▶ TASK: Within the material below, find each line bearing the word "this" and present it.

-------- RECORDS SUPPLIED --------

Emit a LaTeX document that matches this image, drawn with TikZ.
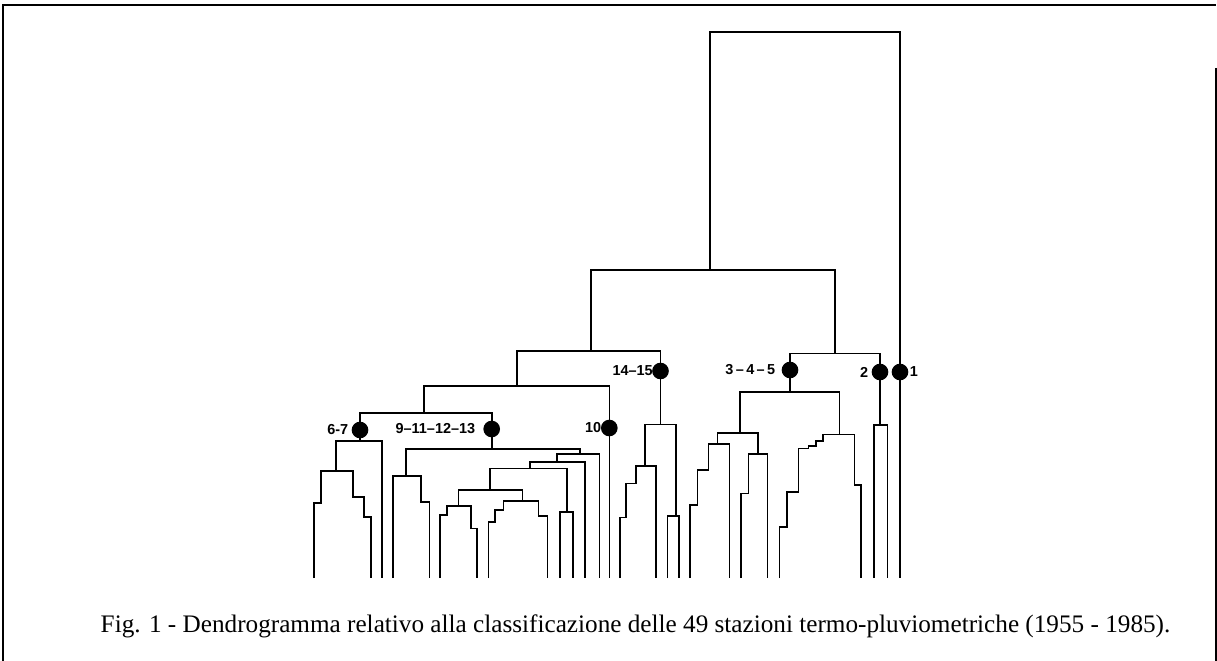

--------
-------- RECORDS SUPPLIED --------

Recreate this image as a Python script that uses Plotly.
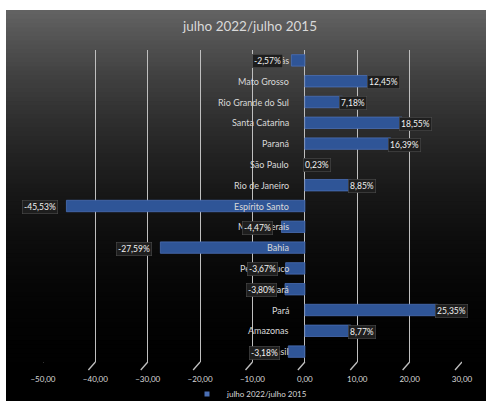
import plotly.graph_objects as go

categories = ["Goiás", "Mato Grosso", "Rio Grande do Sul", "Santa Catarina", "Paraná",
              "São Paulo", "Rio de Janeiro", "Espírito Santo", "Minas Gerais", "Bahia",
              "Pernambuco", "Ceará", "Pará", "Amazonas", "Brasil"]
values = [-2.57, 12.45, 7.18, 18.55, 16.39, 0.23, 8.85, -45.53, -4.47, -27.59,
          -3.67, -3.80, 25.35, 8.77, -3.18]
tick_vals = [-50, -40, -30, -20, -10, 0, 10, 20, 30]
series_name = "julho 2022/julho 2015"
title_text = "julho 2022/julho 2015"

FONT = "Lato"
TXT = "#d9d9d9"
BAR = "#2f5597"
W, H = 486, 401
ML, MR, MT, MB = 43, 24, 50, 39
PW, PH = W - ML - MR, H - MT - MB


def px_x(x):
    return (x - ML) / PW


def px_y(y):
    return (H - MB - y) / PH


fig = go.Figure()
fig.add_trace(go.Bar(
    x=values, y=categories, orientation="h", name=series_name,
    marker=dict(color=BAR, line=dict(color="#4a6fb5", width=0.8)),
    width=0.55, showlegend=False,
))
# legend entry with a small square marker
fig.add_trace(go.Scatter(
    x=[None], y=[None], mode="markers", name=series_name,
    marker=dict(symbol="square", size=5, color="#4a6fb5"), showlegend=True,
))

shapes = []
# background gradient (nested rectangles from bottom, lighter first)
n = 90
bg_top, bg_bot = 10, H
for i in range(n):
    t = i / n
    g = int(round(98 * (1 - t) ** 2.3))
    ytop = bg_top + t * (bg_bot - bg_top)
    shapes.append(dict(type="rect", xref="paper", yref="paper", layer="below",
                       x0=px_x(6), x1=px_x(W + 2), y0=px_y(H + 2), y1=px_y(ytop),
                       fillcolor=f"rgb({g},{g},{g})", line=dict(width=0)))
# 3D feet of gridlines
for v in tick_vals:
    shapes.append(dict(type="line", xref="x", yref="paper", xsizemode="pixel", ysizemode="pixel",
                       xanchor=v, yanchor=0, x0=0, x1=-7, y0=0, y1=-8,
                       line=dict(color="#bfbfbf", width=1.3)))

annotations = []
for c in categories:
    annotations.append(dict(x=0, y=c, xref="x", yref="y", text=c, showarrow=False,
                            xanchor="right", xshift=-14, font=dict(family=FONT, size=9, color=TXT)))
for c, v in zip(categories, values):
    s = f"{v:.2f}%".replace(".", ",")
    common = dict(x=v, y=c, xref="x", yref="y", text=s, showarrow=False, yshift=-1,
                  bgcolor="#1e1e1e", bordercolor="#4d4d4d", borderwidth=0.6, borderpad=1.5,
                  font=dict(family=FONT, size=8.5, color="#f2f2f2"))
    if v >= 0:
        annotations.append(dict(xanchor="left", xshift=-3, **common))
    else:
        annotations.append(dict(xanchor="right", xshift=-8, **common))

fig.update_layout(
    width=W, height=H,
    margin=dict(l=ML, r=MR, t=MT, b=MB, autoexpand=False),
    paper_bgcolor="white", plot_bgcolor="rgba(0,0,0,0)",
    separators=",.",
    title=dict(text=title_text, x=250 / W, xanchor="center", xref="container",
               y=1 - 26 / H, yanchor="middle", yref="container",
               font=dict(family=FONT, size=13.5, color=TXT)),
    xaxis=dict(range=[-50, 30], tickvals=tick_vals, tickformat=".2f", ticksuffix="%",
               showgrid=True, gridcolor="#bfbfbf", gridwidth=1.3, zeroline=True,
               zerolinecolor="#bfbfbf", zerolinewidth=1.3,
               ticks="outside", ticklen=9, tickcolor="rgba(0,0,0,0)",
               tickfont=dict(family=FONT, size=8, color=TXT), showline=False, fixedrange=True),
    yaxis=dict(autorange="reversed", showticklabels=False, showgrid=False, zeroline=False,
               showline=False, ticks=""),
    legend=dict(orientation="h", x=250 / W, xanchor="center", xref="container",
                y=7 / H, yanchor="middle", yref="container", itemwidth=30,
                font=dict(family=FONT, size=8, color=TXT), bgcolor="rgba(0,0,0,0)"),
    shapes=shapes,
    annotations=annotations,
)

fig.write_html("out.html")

--------
-------- RECORDS SUPPLIED --------

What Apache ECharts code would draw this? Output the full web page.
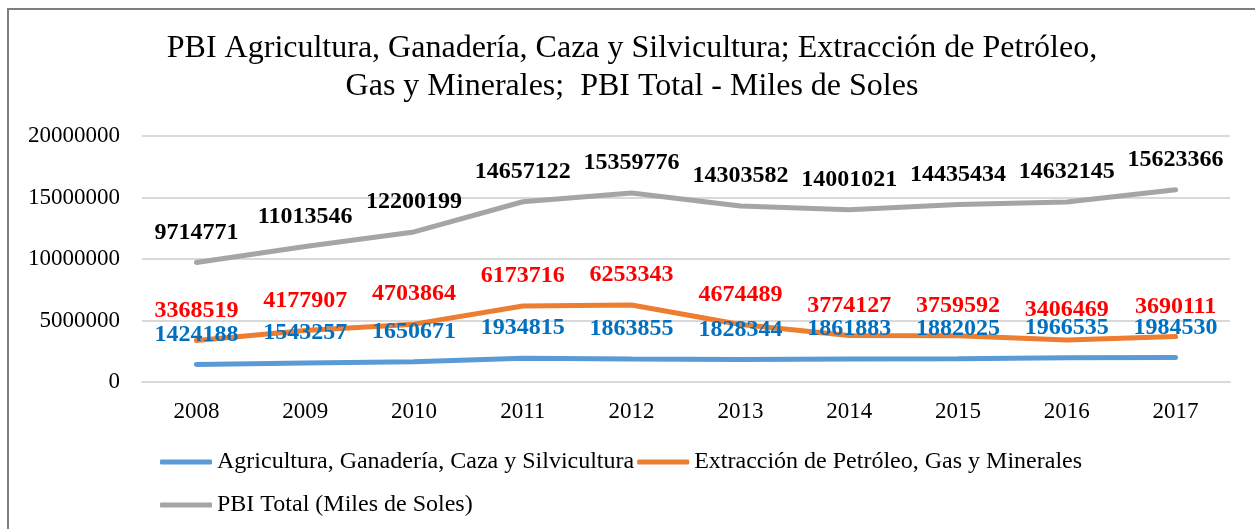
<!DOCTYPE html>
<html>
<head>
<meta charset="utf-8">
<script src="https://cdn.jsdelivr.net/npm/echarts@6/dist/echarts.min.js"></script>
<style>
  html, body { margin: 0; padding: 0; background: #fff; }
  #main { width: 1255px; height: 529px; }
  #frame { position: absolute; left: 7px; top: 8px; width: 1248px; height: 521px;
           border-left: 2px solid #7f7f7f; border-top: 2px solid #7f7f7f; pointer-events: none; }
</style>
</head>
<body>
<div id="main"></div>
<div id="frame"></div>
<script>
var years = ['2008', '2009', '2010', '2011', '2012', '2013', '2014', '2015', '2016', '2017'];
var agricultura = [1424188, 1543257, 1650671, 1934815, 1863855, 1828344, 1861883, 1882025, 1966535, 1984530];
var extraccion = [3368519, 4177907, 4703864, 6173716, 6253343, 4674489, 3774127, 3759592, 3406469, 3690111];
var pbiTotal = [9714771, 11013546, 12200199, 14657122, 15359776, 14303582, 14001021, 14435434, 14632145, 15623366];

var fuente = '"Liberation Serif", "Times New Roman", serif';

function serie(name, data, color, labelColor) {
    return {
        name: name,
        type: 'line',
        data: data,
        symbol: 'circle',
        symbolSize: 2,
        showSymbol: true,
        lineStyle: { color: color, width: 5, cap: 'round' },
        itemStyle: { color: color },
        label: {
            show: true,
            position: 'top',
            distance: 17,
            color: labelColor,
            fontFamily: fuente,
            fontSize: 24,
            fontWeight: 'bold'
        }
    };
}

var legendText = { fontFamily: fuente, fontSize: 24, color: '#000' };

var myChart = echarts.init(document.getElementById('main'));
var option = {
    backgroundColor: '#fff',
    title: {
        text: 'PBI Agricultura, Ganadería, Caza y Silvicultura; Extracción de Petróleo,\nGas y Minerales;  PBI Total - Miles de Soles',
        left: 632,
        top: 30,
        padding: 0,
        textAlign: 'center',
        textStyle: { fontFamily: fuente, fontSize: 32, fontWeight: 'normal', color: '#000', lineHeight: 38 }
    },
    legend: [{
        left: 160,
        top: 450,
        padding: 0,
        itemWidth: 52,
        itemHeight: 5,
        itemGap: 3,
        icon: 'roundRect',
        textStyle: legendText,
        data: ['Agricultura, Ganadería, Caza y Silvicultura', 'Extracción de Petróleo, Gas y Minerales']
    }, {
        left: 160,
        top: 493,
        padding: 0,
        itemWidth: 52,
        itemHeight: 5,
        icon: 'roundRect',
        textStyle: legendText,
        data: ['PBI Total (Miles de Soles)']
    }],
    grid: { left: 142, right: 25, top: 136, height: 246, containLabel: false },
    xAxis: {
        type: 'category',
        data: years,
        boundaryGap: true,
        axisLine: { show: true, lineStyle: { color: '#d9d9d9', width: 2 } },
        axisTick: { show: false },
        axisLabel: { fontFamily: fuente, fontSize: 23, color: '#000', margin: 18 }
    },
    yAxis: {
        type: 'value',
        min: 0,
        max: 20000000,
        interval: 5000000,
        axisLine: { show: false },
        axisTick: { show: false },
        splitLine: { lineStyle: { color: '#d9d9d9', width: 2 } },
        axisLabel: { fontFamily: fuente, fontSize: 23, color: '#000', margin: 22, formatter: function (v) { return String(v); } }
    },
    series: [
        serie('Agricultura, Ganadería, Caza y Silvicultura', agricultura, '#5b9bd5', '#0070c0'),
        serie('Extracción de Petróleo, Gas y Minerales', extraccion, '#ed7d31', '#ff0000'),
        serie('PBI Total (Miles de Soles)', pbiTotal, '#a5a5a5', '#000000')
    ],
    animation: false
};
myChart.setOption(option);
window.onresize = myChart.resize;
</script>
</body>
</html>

--------

▶ TASK OUTPUT:
Emit a LaTeX document that matches this image, drawn with TikZ.
Recreate this image as a Python script that uses Plotly.
What Apache ECharts code would draw this? Output the full web page.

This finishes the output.